Compartment No. 6 nous fait voyager pour nous amener en Russie, vraisemblablement quelques années après la chute de l'URSS, où l'on va suivre une jeune finlandaise en quête d'un site archéologique, et un jeune russe en quête d'argent... Tout deux semblent en fait plutôt en quête d'eux-mêmes, une sorte de voyage initiatique, où ils vont apprendre à se connaitre petit à petit, pour se forger une amitié le temps d'un voyage.

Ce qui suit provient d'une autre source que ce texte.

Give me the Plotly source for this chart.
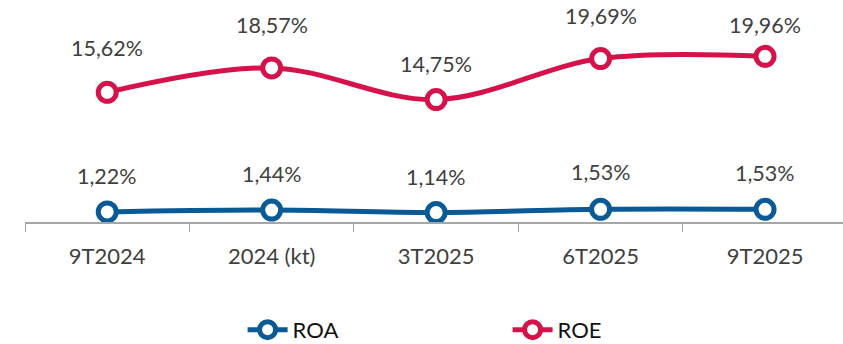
import plotly.graph_objects as go

periods = ["9T2024", "2024 (kt)", "3T2025", "6T2025", "9T2025"]
roa = [1.22, 1.44, 1.14, 1.53, 1.53]
roe = [15.62, 18.57, 14.75, 19.69, 19.96]

ROA_COLOR = "#0A5A96"
ROE_COLOR = "#D6124A"
TEXT_COLOR = "#404040"
FONT = "Lato"

# vertical gap (px) between each marker and its value label
roa_label_gap = [36, 36, 36, 37, 36]
roe_label_gap = [44, 43, 36, 43, 31]


def pct(v):
    return f"{v:.2f}".replace(".", ",") + "%"


fig = go.Figure()
for name, vals, color in [("ROA", roa, ROA_COLOR), ("ROE", roe, ROE_COLOR)]:
    fig.add_trace(go.Scatter(
        x=periods, y=vals, name=name, mode="lines+markers",
        line=dict(color=color, width=5, shape="spline", smoothing=1),
        marker=dict(symbol="circle", size=18, color="white",
                    line=dict(color=color, width=5)),
        hoverinfo="skip",
    ))

annotations = []
for vals, gaps in [(roa, roa_label_gap), (roe, roe_label_gap)]:
    for p, v, g in zip(periods, vals, gaps):
        annotations.append(dict(
            x=p, y=v, xref="x", yref="y", text=pct(v), showarrow=False,
            yshift=g, font=dict(family=FONT, size=21.5, color=TEXT_COLOR),
        ))

fig.update_layout(
    width=843, height=344,
    margin=dict(l=25, r=0, t=0, b=122, autoexpand=False),
    paper_bgcolor="white", plot_bgcolor="white",
    showlegend=True,
    legend=dict(orientation="h", x=0.266, xanchor="left", xref="paper",
                y=-0.486, yanchor="middle", entrywidth=210,
                font=dict(family=FONT, size=22, color="#111111"),
                itemwidth=40),
    annotations=annotations,
    font=dict(family=FONT),
)
fig.update_xaxes(
    type="category", range=[-0.5, 4.474],
    showline=True, linecolor="#A6A6A6", linewidth=1.5,
    ticks="outside", tickson="boundaries", ticklen=8, tickcolor="#A6A6A6",
    ticklabelstandoff=14,
    showgrid=False, zeroline=False,
    tickfont=dict(family=FONT, size=22, color=TEXT_COLOR),
)
fig.update_yaxes(range=[0, 26.75], visible=False, showgrid=False)

fig.write_html("out.html")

Un "train-movie" russo-finlandais donc.
Le scénario peut paraitre simple, déjà vu dans ses grandes lignes, mais Juho Kuosmanen lui donne de la profondeur et de l'originalité, en entremêlant ces deux personnages très bien écrits, avec leurs caractères et leur façon d'être que tout semble opposer. On n'en apprend pas plus que le strict nécessaire sur eux : D'où ils viennent, ce qu'ils cherchent dans leur vie, cela n'est pas abordés (et le savent-ils eux-mêmes ?), on apprend simplement à les connaître au fil du film, et c'est là toute la qualité du scénario.
Les personnages secondaires qui apparaissent au cours du film viennent renforcer ou questionner la relation entre les deux personnages, un peu à la manière de personnages de contes qui aident les héros dans leur quête. Bien souvent, ils ajoutent également du "charme russe" au long-métrage.
Car c'est là l'autre force de Compartment No. 6 : On est vraiment transposés dans un train longue distance russe, avec la prodvonitsa (cheffe de voiture), le thé servi à volonté, les Platskart (voiture couchette de 3e classe), les babouchkas, la voiture-restaurant, le partage des repas et plus globalement de son temps avec des inconnus un temps compagnons de voyage, et surtout, la lenteur du périple. Toute une ambiance si typique et très bien retranscrite à la fois dans la narration, mais aussi dans la réalisation.
Les scènes dans le train sont très souvent filmées caméra à l'épaule, un peu tremblotante, en plan rapproché, comme si la caméra était un troisième personnage regardant silencieusement la scène. A l'inverse, les plans en extérieur sont plus souvent des plans fixes et larges, pour mieux retranscrire l'immensité de l'arctique et l'immobilisme des grandes villes ouvrières soviétiques. Le travail sur la lumière est également très réussi, avec beaucoup de nuances de gris à l'extérieur, jamais trop lumineux (l'hiver dans le nord en somme), et des touches de couleurs plus chaudes dans le train avec les éclairages du train, qui viennent adoucir les traits des visages des personnages.
La pénombre est souvent présente (sans que les plans soient illisibles), l'image a donc un certain grain, qui là encore rend bien dans cet environnement si spécifique des trains de nuit russes en hiver.
Le film réussit donc bien son pari de nous retranscrire cette lenteur du voyage, laissant le temps aux personnages de se développer, dans une atmosphère intimiste, faisant du spectateur des compagnons de route de Laura et Lioha. On suit avec plaisir un bout de leur vie, le temps du trajet, sans avoir besoin d'en savoir plus, de savoir ce qu'il adviendra d'eux, juste touché par le moment passé en leur compagnie et par leur humanité.